(To be done)
Starting at the first line of the data below, retype every line up to and including the one containing "const preston04_frontier = [404, 613, 565, 502, 374];".

== Data block ==

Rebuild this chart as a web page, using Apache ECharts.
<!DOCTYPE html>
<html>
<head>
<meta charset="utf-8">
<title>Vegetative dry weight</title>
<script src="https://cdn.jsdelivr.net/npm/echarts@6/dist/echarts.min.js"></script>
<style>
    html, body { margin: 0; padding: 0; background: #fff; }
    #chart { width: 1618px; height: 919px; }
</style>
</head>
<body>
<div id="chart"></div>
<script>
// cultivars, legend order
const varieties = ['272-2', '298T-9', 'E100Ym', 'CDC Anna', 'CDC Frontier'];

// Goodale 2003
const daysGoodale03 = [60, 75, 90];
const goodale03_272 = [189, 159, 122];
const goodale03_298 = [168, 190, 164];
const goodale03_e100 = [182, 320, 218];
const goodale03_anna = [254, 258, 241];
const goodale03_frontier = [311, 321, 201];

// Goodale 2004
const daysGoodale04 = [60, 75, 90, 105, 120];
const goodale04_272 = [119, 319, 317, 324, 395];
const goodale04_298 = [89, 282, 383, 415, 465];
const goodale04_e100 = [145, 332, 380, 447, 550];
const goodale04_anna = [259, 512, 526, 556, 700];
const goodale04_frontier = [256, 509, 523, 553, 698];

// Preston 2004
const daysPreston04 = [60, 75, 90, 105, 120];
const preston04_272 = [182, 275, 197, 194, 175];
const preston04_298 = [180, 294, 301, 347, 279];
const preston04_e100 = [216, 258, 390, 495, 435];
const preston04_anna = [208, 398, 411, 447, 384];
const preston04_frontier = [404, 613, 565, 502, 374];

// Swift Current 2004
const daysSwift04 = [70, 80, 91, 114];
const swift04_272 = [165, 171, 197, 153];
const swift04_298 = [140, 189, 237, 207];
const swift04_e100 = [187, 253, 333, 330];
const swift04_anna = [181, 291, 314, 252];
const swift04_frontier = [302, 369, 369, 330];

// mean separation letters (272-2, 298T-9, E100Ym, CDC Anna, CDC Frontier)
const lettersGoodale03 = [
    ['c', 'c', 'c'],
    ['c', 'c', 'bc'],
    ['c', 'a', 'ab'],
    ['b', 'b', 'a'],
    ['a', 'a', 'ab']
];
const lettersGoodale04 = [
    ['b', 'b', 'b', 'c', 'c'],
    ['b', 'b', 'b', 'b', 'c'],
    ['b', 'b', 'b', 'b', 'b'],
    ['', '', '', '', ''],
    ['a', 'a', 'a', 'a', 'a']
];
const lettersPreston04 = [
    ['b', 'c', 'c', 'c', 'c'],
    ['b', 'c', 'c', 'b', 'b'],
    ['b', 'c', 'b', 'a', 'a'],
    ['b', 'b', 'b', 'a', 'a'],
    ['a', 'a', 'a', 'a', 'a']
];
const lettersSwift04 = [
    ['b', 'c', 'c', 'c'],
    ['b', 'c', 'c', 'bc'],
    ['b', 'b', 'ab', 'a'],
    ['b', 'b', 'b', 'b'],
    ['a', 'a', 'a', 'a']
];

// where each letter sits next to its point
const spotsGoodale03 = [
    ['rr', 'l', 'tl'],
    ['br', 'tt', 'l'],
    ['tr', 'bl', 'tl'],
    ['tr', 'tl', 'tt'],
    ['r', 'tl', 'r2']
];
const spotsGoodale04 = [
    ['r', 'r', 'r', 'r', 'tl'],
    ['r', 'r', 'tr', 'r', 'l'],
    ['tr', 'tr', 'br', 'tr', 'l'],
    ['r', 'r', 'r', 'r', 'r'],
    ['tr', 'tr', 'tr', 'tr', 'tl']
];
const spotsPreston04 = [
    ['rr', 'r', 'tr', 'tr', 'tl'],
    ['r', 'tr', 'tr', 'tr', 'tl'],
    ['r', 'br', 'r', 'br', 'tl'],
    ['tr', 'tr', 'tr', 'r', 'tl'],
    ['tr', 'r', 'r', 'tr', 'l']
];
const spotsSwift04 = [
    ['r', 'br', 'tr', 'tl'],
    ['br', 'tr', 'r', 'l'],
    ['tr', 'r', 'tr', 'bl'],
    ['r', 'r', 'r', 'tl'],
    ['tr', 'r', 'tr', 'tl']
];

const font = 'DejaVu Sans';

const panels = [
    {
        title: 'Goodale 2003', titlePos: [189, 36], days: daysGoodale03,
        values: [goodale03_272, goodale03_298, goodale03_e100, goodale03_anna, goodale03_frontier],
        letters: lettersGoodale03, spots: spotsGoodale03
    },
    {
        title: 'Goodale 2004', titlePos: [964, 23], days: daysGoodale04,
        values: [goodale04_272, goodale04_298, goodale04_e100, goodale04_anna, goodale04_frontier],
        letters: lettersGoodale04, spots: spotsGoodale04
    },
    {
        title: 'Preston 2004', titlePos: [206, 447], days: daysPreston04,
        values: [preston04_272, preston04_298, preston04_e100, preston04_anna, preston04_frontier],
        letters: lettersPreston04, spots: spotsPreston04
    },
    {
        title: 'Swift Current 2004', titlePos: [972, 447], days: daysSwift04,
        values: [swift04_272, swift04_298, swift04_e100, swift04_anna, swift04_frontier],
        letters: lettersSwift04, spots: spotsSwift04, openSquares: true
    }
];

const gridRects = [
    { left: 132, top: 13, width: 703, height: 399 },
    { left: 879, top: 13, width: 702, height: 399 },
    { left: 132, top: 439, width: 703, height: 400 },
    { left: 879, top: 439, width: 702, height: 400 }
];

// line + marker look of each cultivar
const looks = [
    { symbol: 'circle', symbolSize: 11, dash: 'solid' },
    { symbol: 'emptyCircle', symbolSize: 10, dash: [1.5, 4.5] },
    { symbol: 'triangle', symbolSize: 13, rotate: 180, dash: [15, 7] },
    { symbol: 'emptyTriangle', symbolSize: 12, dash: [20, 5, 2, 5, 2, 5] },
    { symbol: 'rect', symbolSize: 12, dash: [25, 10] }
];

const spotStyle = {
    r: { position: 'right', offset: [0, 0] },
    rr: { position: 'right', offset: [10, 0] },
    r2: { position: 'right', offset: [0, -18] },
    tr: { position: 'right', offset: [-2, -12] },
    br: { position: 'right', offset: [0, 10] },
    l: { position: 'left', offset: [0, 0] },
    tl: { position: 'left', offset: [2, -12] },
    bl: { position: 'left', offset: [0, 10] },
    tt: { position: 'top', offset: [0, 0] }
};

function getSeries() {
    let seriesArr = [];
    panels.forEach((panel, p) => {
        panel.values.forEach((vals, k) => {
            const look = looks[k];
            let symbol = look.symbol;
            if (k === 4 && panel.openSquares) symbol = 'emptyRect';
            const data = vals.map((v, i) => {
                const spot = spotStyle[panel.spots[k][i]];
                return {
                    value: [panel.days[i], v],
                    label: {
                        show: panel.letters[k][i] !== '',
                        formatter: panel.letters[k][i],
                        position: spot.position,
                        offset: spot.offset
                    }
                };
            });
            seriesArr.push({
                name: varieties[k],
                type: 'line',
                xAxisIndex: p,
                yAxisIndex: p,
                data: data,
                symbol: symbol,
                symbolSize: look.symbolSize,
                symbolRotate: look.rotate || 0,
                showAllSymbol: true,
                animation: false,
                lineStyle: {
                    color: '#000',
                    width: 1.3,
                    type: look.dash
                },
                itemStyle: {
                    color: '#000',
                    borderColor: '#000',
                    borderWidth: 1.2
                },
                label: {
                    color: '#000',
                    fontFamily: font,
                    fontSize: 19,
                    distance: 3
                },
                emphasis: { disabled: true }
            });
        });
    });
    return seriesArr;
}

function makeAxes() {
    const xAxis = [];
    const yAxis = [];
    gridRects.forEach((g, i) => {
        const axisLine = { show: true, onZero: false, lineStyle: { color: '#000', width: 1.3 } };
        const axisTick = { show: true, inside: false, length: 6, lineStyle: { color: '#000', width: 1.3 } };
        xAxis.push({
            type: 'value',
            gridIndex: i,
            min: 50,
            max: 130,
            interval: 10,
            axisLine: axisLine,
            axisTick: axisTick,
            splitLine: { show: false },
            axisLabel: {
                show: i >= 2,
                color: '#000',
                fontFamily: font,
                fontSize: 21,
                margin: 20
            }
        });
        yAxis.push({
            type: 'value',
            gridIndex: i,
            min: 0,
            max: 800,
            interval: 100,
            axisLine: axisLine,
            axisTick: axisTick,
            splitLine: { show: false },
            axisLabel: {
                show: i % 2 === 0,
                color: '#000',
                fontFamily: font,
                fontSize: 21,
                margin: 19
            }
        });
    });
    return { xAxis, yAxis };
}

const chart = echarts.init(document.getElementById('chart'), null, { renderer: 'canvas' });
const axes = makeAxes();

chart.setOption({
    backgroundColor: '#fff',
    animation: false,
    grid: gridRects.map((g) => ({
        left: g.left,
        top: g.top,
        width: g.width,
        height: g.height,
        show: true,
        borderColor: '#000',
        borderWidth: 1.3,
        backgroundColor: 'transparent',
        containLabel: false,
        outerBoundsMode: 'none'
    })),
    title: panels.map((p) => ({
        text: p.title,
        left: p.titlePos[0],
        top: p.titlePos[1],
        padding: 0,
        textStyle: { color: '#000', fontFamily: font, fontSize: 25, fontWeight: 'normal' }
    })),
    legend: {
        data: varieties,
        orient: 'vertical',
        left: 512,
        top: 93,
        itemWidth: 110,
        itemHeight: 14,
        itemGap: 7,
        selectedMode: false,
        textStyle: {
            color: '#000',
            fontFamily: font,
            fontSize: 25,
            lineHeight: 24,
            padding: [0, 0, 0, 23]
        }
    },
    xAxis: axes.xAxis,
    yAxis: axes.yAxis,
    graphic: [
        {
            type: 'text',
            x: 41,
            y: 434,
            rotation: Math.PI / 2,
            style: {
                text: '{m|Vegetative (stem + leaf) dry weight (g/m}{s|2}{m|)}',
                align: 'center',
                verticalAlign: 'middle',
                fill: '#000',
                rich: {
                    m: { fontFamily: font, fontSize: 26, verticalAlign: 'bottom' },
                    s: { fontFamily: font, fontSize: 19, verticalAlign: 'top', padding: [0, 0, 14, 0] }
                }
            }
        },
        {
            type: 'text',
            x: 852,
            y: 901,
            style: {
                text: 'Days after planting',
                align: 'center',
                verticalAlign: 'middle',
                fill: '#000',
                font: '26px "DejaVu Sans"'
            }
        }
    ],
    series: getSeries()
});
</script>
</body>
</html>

===

(Completed task)
Rebuild this chart as a web page, using Apache ECharts.
<!DOCTYPE html>
<html>
<head>
<meta charset="utf-8">
<title>Vegetative dry weight</title>
<script src="https://cdn.jsdelivr.net/npm/echarts@6/dist/echarts.min.js"></script>
<style>
    html, body { margin: 0; padding: 0; background: #fff; }
    #chart { width: 1618px; height: 919px; }
</style>
</head>
<body>
<div id="chart"></div>
<script>
// cultivars, legend order
const varieties = ['272-2', '298T-9', 'E100Ym', 'CDC Anna', 'CDC Frontier'];

// Goodale 2003
const daysGoodale03 = [60, 75, 90];
const goodale03_272 = [189, 159, 122];
const goodale03_298 = [168, 190, 164];
const goodale03_e100 = [182, 320, 218];
const goodale03_anna = [254, 258, 241];
const goodale03_frontier = [311, 321, 201];

// Goodale 2004
const daysGoodale04 = [60, 75, 90, 105, 120];
const goodale04_272 = [119, 319, 317, 324, 395];
const goodale04_298 = [89, 282, 383, 415, 465];
const goodale04_e100 = [145, 332, 380, 447, 550];
const goodale04_anna = [259, 512, 526, 556, 700];
const goodale04_frontier = [256, 509, 523, 553, 698];

// Preston 2004
const daysPreston04 = [60, 75, 90, 105, 120];
const preston04_272 = [182, 275, 197, 194, 175];
const preston04_298 = [180, 294, 301, 347, 279];
const preston04_e100 = [216, 258, 390, 495, 435];
const preston04_anna = [208, 398, 411, 447, 384];
const preston04_frontier = [404, 613, 565, 502, 374];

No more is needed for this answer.